Majak Daw, the North Melbourne rookie who is yet to play a senior game, is either trumpeted as a victory for the globalisation of the game due to his Sudanese roots or, funnily enough, spotlighted for every minor indiscretion or misstep he makes – which is counterproductive to the very idea of equality, but a rant for another occasion.

And, of course, let’s not forget the Indigenous people who have contributed so much to the game.

The AFL even dedicates the Dreamtime at the G game as a celebration of their contribution.

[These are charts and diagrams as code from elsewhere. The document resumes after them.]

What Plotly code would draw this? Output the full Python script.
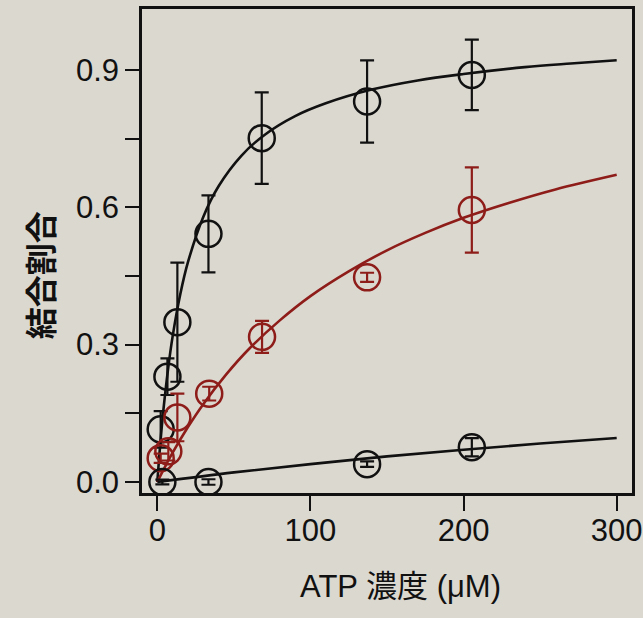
import plotly.graph_objects as go

# --- data ---
# upper black series (points + error)
x_hi = [2.2, 6.6, 13.1, 33.4, 68.2, 137, 205.4]
y_hi = [0.115, 0.230, 0.349, 0.542, 0.751, 0.831, 0.889]
e_hi = [0.04, 0.04, 0.13, 0.084, 0.10, 0.09, 0.077]

# red series
x_red = [2.2, 7.2, 13.1, 33.9, 68.4, 137, 205.4]
y_red = [0.052, 0.067, 0.141, 0.193, 0.317, 0.447, 0.594]
e_red = [0.01, 0.02, 0.052, 0.015, 0.035, 0.01, 0.093]

# lower black series
x_lo = [3.3, 33.4, 137, 205.4]
y_lo = [0.0, 0.0, 0.039, 0.076]
e_lo = [0.005, 0.006, 0.006, 0.02]

# fitted curves
cx_hi = [0, 2, 4, 7, 10, 15, 20, 30, 40, 55, 70, 90, 110, 140, 170, 200, 240, 270, 300]
cy_hi = [0, 0.086, 0.158, 0.246, 0.318, 0.410, 0.480, 0.579, 0.646, 0.713, 0.758,
         0.799, 0.827, 0.857, 0.877, 0.891, 0.906, 0.914, 0.921]
cx_red = [0, 5, 10, 20, 30, 45, 60, 80, 100, 125, 150, 175, 200, 230, 260, 300]
cy_red = [0, 0.033, 0.064, 0.120, 0.170, 0.235, 0.291, 0.353, 0.406, 0.460, 0.506,
          0.544, 0.577, 0.610, 0.639, 0.671]
cx_lo = [0, 50, 100, 150, 200, 250, 300]
cy_lo = [0, 0.021, 0.039, 0.056, 0.0705, 0.084, 0.096]

x_ticks = [0, 100, 200, 300]
y_ticks = [0.0, 0.15, 0.3, 0.45, 0.6, 0.75, 0.9]
y_ticktext = ["0.0", "", "0.3", "", "0.6", "", "0.9"]

BLACK = "#111111"
RED = "#8e1c19"
BG = "#dbd8d0"

fig = go.Figure()

for cx, cy, col in [(cx_hi, cy_hi, BLACK), (cx_red, cy_red, RED), (cx_lo, cy_lo, BLACK)]:
    fig.add_trace(go.Scatter(x=cx, y=cy, mode="lines", line=dict(color=col, width=2.6, shape="spline"),
                             hoverinfo="skip", showlegend=False))

for x, y, e, col in [(x_hi, y_hi, e_hi, BLACK), (x_red, y_red, e_red, RED), (x_lo, y_lo, e_lo, BLACK)]:
    fig.add_trace(go.Scatter(
        x=x, y=y, mode="markers",
        marker=dict(symbol="circle-open", size=26, color=col, line=dict(width=2.5, color=col)),
        error_y=dict(type="data", array=e, visible=True, color=col, thickness=2.2, width=7),
        showlegend=False))

fig.update_xaxes(range=[-10, 310], tickvals=x_ticks, ticks="outside", ticklen=15, tickwidth=2.2,
                 tickcolor=BLACK, showline=True, linecolor=BLACK, linewidth=2.6, mirror=True,
                 showgrid=False, zeroline=False, automargin=False, ticklabelstandoff=-7,
                 tickfont=dict(family="Liberation Sans, Arial", size=31, color=BLACK))
fig.update_yaxes(range=[-0.024, 1.033], tickvals=y_ticks, ticktext=y_ticktext, ticks="outside",
                 ticklen=14, tickwidth=2.2, tickcolor=BLACK, showline=True, linecolor=BLACK,
                 linewidth=2.6, mirror=True, showgrid=False, zeroline=False, automargin=False,
                 tickfont=dict(family="Liberation Sans, Arial", size=31, color=BLACK))

fig.add_annotation(text="ATP 濃度 (μM)", xref="paper", yref="paper", x=0.527, y=-0.194,
                   xanchor="center", yanchor="middle", showarrow=False,
                   font=dict(family="Liberation Sans, Noto Sans CJK JP", size=31, color=BLACK))
fig.add_annotation(text="<b>結合割合</b>", xref="paper", yref="paper", x=-0.210, y=0.45,
                   xanchor="center", yanchor="middle", showarrow=False, textangle=-90,
                   font=dict(family="Noto Sans CJK JP", size=32, color=BLACK))

fig.update_layout(width=643, height=618, margin=dict(l=142, r=11, t=9, b=125),
                  paper_bgcolor=BG, plot_bgcolor=BG)

fig.write_html("out.html")
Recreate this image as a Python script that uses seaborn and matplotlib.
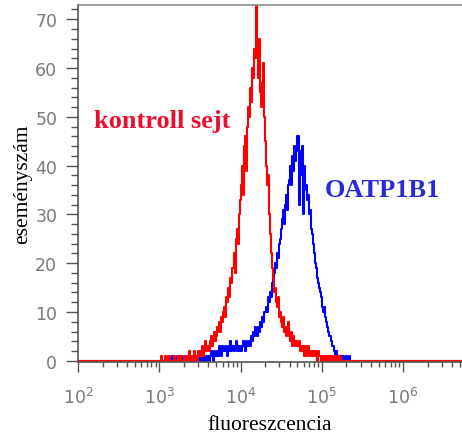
import numpy as np
import pandas as pd
import matplotlib.pyplot as plt
import seaborn as sns
from matplotlib.ticker import MultipleLocator, LogLocator, NullFormatter

# histogram channels: 0.0125 decade wide bins from 10^3 to 10^5.4 (8 per row = 0.1 decade)
bin_start = 3.0
bin_width = 0.0125

kontroll_counts = [
    0, 0, 1, 0, 0, 0, 1, 0,
    0, 1, 0, 0, 0, 0, 1, 0,
    0, 0, 1, 0, 1, 0, 0, 0,
    1, 0, 0, 1, 0, 2, 0, 1,
    0, 1, 2, 0, 1, 0, 2, 1,
    2, 1, 3, 1, 2, 4, 2, 3,
    3, 2, 4, 5, 3, 4, 6, 4,
    5, 7, 6, 8, 6, 9, 8, 10,
    11, 9, 13, 12, 15, 13, 17, 16,
    19, 22, 18, 25, 27, 24, 30, 33,
    36, 40, 34, 44, 46, 39, 48, 52,
    50, 56, 53, 60, 58, 64, 62, 74,
    63, 58, 66, 55, 52, 57, 61, 50,
    45, 40, 36, 38, 30, 26, 22, 19,
    17, 14, 15, 12, 11, 13, 9, 10,
    8, 7, 9, 6, 7, 5, 6, 8,
    5, 4, 6, 3, 5, 4, 3, 4,
    3, 4, 2, 3, 2, 3, 1, 3,
    2, 1, 3, 2, 1, 2, 1, 2,
    1, 2, 1, 0, 2, 1, 1, 0,
    1, 0, 1, 1, 0, 1, 0, 1,
    0, 1, 0, 0, 1, 0, 0, 1,
    0, 0, 1, 0, 0, 0, 0, 0,
    0, 0, 0, 0, 0, 0, 0, 0,
]

oatp_counts = [
    0, 0, 0, 0, 0, 0, 0, 0,
    0, 0, 0, 0, 1, 0, 0, 0,
    0, 1, 0, 0, 0, 1, 0, 0,
    0, 0, 1, 0, 0, 0, 1, 0,
    0, 1, 0, 0, 1, 0, 0, 1,
    0, 1, 0, 1, 0, 0, 1, 0,
    1, 0, 1, 2, 1, 0, 2, 1,
    1, 2, 1, 3, 2, 1, 3, 2,
    2, 3, 2, 1, 3, 2, 4, 2,
    3, 2, 3, 4, 2, 3, 2, 3,
    2, 3, 4, 3, 2, 4, 3, 3,
    4, 3, 5, 4, 6, 5, 7, 6,
    5, 7, 6, 8, 7, 9, 8, 10,
    10, 11, 10, 13, 12, 14, 13, 16,
    17, 18, 20, 19, 22, 21, 24, 25,
    27, 29, 31, 28, 32, 34, 31, 36,
    37, 40, 36, 42, 39, 44, 41, 43,
    46, 32, 43, 38, 44, 30, 40, 35,
    36, 33, 34, 30, 31, 27, 26, 24,
    22, 20, 19, 17, 16, 15, 14, 13,
    11, 10, 11, 9, 8, 7, 6, 5,
    5, 4, 3, 3, 2, 1, 2, 1,
    1, 0, 1, 1, 0, 1, 0, 0,
    1, 0, 0, 1, 0, 0, 0, 0,
]

labels = {"kontroll": "kontroll sejt", "oatp": "OATP1B1"}
x_min, x_max = 1e2, 5.3e6
y_max = 72.9

n = len(kontroll_counts)
centers = 10 ** (bin_start + bin_width * (np.arange(n) + 0.5))
xs = np.concatenate([[x_min], centers, [x_max]])

df = pd.concat([
    pd.DataFrame({"fluor": xs, "count": [0] + oatp_counts + [0], "minta": "oatp"}),
    pd.DataFrame({"fluor": xs, "count": [0] + kontroll_counts + [0], "minta": "kontroll"}),
])

sns.set_style("ticks")
plt.rcParams["font.family"] = ["DejaVu Sans"]
plt.rcParams["mathtext.default"] = "regular"

fig = plt.figure(figsize=(4.62, 4.35), dpi=100)
ax = fig.add_axes([0.169, 0.166, 0.831, 0.820])

sns.lineplot(data=df, x="fluor", y="count", hue="minta",
             hue_order=["oatp", "kontroll"],
             palette={"oatp": "#0000ff", "kontroll": "#ff0000"},
             drawstyle="steps-mid", linewidth=1.5, errorbar=None,
             legend=False, ax=ax)

ax.set_xscale("log")
ax.set_xlim(x_min, x_max)
ax.set_ylim(-0.2, y_max)

ax.yaxis.set_major_locator(MultipleLocator(10))
ax.yaxis.set_minor_locator(MultipleLocator(2))
ax.xaxis.set_major_locator(LogLocator(base=10))
ax.xaxis.set_minor_locator(LogLocator(base=10, subs=np.arange(2, 10)))
ax.xaxis.set_minor_formatter(NullFormatter())

gray = "#7a7a7a"
ax.tick_params(axis="both", which="major", direction="out",
               width=1, color="#555555", labelcolor=gray, labelsize=12.5)
ax.tick_params(axis="both", which="minor", direction="out", width=1, color="#555555")
ax.tick_params(axis="y", which="major", length=9, pad=6)
ax.tick_params(axis="y", which="minor", length=5)
ax.tick_params(axis="x", which="major", length=7, pad=11)
ax.tick_params(axis="x", which="minor", length=3.5)

for side in ["left", "bottom", "top"]:
    ax.spines[side].set_color("#555555")
    ax.spines[side].set_linewidth(1.2)
ax.spines["top"].set_visible(True)
ax.spines["top"].set_color("#8a8a8a")
ax.spines["right"].set_visible(False)

serif = ["Liberation Serif", "DejaVu Serif"]
ax.set_xlabel("fluoreszcencia", family=serif, fontsize=15.5, color="black", labelpad=6)
ax.set_ylabel("eseményszám", family=serif, fontsize=15.5, color="black", labelpad=2)

ax.text(0.042, 0.658, labels["kontroll"], transform=ax.transAxes, family=serif,
        fontsize=19, fontweight="bold", color="#e8102e", va="baseline", ha="left")
ax.text(0.643, 0.465, labels["oatp"], transform=ax.transAxes, family=serif,
        fontsize=19, fontweight="bold", color="#2a2ad8", va="baseline", ha="left")

fig.savefig("out.png", dpi=100)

That match is named after the spiritual framework of Aboriginal culture, The Dreaming.

So if we have come to accept that – and if we don’t play games on Good Friday out of respect – then surely it is fair to allow a Muslim (or a Buddhist, or a Hindu, or Gary Ablett himself for that matter) to pray at the football, quietly, without bothering anyone.

This does not impact upon the freedoms of anyone who goes to a game. We are more Australian than ever and the viewing experience will remain unchanged. So what’s the problem?

Maybe the real question is why is this a problem? Why, after so much progress, are there voices against multiculturalism in the AFL?

It’s not as if, to borrow a turn of phrase from Eddie McGuire, we’re going to have falafel stuffed in our face. This is irrational fear that has no place in the game.

Those who love Australian Rules football should be applauded and welcomed with open arms, not turned away because they do something different.

Vince Rugari is an Adelaide-born journalist who cut his teeth on the sporting graveyard that is the Gold Coast. He fancies the round ball and the Sherrin, and used to be a handy leg-spin bowler before injury curtailed a baggy green push. He is a Port Adelaide fan by birth, as painful as that has been recently. He's now sports editor of The Area News in Griffith, NSW.